Well, not only is it a case of my not wanting to be sick; I don’t want you sick either, because I don’t live in a bubble. That means I ride trains and planes with you. My children go to the same school as yours. You might prepare my food or serve it. When I look at it that way, I’m selfish enough to want you to have access to the treatment you need, not to mention sick leave, but that’s another column.
2) A Universal Healthcare system could save us money.
Yes, you read that correctly. As of 2012, according to the Heritage Foundation, (not exactly a font of leftist rhetoric) the United States government was spending more money per capita on health care than 20 other industrialized nations who have figured out a way to cover all their citizens. So, you can’t use the bogus argument that “that’s because those countries are so much smaller.” The number is per capita, and therefore in each country proportional to the tax paying base. And before anyone goes into post -apocalyptic fantasies of a socialist state ruined by taxation, I would encourage them to check the Heritage Foundation’s 2015 Index of Economic Freedom. The United States ranks #12, meaning that eleven countries in the world are more capitalist than we are, and ten of them have universal coverage. Among them are Denmark and Switzerland, and there are no complaints of long waiting times in either of those places. Let’s face it, if the people famous for cheese, chocolate and holding on to Nazi gold could work this out, for us it should be a slam dunk. That brings me to my next point.
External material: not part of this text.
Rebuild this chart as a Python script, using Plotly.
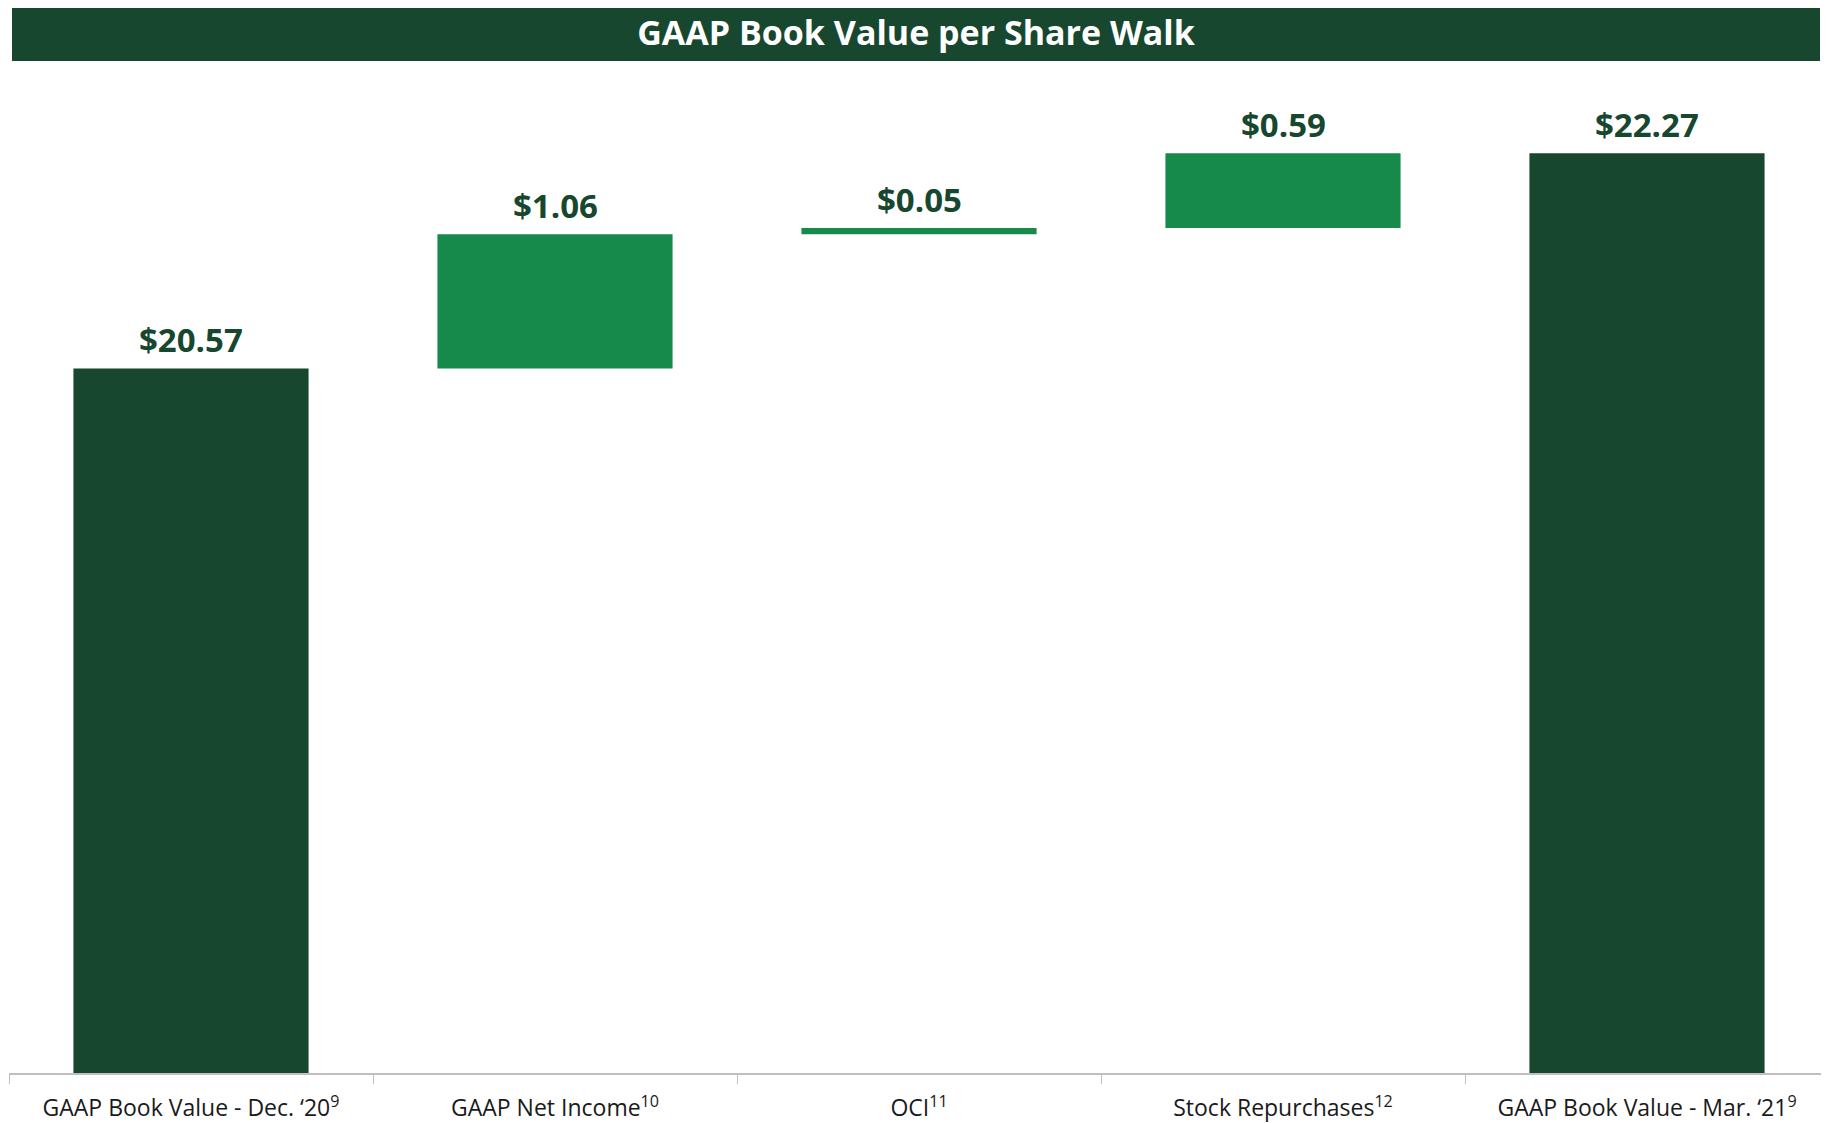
import plotly.graph_objects as go

categories = [
    "GAAP Book Value - Dec. \u201820<sup>9</sup>",
    "GAAP Net Income<sup>10</sup>",
    "OCI<sup>11</sup>",
    "Stock Repurchases<sup>12</sup>",
    "GAAP Book Value - Mar. \u201821<sup>9</sup>",
]
values = [20.57, 1.06, 0.05, 0.59, 22.27]
measures = ["absolute", "relative", "relative", "relative", "total"]
value_labels = ["$20.57", "$1.06", "$0.05", "$0.59", "$22.27"]

DARK = "#17472F"
BRIGHT = "#158A4A"
FONT = "Open Sans"

# page has an 8px body margin; compensate so the figure fills the window
OFF = 8
W, H = 1829 - OFF, 1123 - OFF
ML, MR, MT, MB = 9 - OFF, 0, 80 - OFF, 50
px_per_unit = 126.5
y_min = 15
y_max = y_min + (H - MT - MB) / px_per_unit

fig = go.Figure(go.Waterfall(
    x=categories,
    y=[v if m != "total" else 0 for v, m in zip(values, measures)],
    measure=measures,
    base=0,
    increasing=dict(marker=dict(color=BRIGHT, line=dict(width=0))),
    decreasing=dict(marker=dict(color=BRIGHT, line=dict(width=0))),
    totals=dict(marker=dict(color=DARK, line=dict(width=0))),
    connector=dict(visible=False),
    text=value_labels,
    textposition="none",
    hoverinfo="skip",
))

tops = []
run = 0
for v, m in zip(values, measures):
    if m == "absolute":
        run = v
    elif m == "relative":
        run += v
    tops.append(run)

for cat, top, lab in zip(categories, tops, value_labels):
    fig.add_annotation(
        x=cat, y=top, text=f"<b>{lab}</b>", showarrow=False,
        yanchor="bottom", yshift=4,
        font=dict(family=FONT, size=33, color=DARK),
    )

plot_h = H - MT - MB
plot_w = W - ML - MR
fig.add_shape(
    type="rect", xref="paper", yref="paper", layer="below",
    x0=(12 - 9) / plot_w, x1=(1820 - 9) / plot_w,
    y0=(H - MB - (61 - OFF)) / plot_h, y1=(H - MB - (6 - OFF)) / plot_h,
    fillcolor=DARK, line=dict(width=0),
)

fig.update_layout(
    width=W, height=H,
    margin=dict(l=ML, r=MR, t=MT, b=MB, pad=0),
    paper_bgcolor="white", plot_bgcolor="white",
    showlegend=False,
    waterfallgap=0.354,
    title=dict(
        text="<b>GAAP Book Value per Share Walk</b>",
        x=(916 - OFF) / W, xanchor="center", xref="container",
        y=1 - (33.5 - OFF) / H, yanchor="middle", yref="container",
        font=dict(family=FONT, size=34, color="white"),
    ),
    xaxis=dict(
        showline=True, linecolor="#BFBFBF", linewidth=1.5,
        ticks="outside", tickson="boundaries", ticklen=9,
        tickcolor="#BFBFBF", tickwidth=1.2,
        ticklabelstandoff=14,
        tickfont=dict(family=FONT, size=23, color="#1A1A1A"),
        showgrid=False, fixedrange=True,
    ),
    yaxis=dict(
        range=[y_min, y_max], visible=False, showgrid=False, fixedrange=True,
    ),
)

fig.write_html("out.html")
3) We are supposed to be #1.
For the record, I unabashedly believe that the United States of America was, and always will be, the grandest experiment in government. We are the people who saved the world for democracy. We are not all speaking German today. (You’re welcome.) We went into outer space and walked on the moon because we said we could. And, no matter how many countries learned how to produce goods cheaply, it was American engineering that led the way in automotive design, invented the VHS recorder and the DVD player, and gave us (whether you are a fan or not) Apple and Facebook. Of course it galls me to think that Hong Kong, Singapore and Estonia can provide services that we don’t and get a higher ranking in economic freedom by a conservative think tank. And there is one last reason, that I will admit has no economic or chauvinistic underpinnings.
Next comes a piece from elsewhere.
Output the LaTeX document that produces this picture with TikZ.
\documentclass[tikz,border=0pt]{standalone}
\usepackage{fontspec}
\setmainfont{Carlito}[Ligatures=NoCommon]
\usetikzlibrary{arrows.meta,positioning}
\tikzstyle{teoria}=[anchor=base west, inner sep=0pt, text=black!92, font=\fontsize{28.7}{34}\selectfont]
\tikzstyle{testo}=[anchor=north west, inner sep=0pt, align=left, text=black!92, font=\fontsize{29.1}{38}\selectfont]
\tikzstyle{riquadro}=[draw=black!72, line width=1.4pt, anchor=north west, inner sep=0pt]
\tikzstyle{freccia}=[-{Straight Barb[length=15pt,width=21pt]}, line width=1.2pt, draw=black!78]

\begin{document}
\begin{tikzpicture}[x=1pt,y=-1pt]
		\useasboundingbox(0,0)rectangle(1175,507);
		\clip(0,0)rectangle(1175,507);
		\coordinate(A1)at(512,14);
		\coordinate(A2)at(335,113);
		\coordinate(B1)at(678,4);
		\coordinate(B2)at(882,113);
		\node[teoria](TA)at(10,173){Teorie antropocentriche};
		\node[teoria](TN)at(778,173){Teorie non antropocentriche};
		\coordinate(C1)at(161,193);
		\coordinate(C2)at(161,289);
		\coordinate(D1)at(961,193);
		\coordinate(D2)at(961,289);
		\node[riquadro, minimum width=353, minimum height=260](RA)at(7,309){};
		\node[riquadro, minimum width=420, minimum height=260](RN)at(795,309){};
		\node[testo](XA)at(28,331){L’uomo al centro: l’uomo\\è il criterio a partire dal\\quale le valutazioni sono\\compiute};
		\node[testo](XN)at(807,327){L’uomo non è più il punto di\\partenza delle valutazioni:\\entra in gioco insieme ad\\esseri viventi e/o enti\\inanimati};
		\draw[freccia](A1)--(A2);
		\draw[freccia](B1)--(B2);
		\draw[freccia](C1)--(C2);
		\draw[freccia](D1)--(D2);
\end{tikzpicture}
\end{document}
4) It’s the right thing to do.
I think it’s possible to talk intelligently about doing the right thing without either getting all high and mighty or tilting at windmills. We are the country that continues to increase suffrage. We said it was wrong to deny the right to vote to African Americans, women, and 18 year olds who were being sent to die in jungles. We said you can’t make people drink at separate water fountains, or tell them their religion doesn’t measure up, or for that matter, that they had to have one. People of the same sex have won the right to marry one another if they so choose, and a variety of battles continue to rage in our courts. Some of us may be happy with all those results and some of us may not. Some of us may think that the advances we have made have taken us far too long. So be it. But what remains true is that we keep trying to get it right. We work hard at living up to our reputation. So it’s time to shut out the voices that would have us believe that a majority of our citizens are freeloaders. Americans work hard. It’s time to tune out the rhetoric that tells us “it just can’t be done,” or “what do you want to be, some kind of socialist country?’ I’m not suggesting we suppress those voices. That would be wrong. It would be un-American not to let them drone on. But let’s ignore them because of their inaccuracies and falsehoods, and move on. Let’s move on to a place where every American has a healthcare system that works.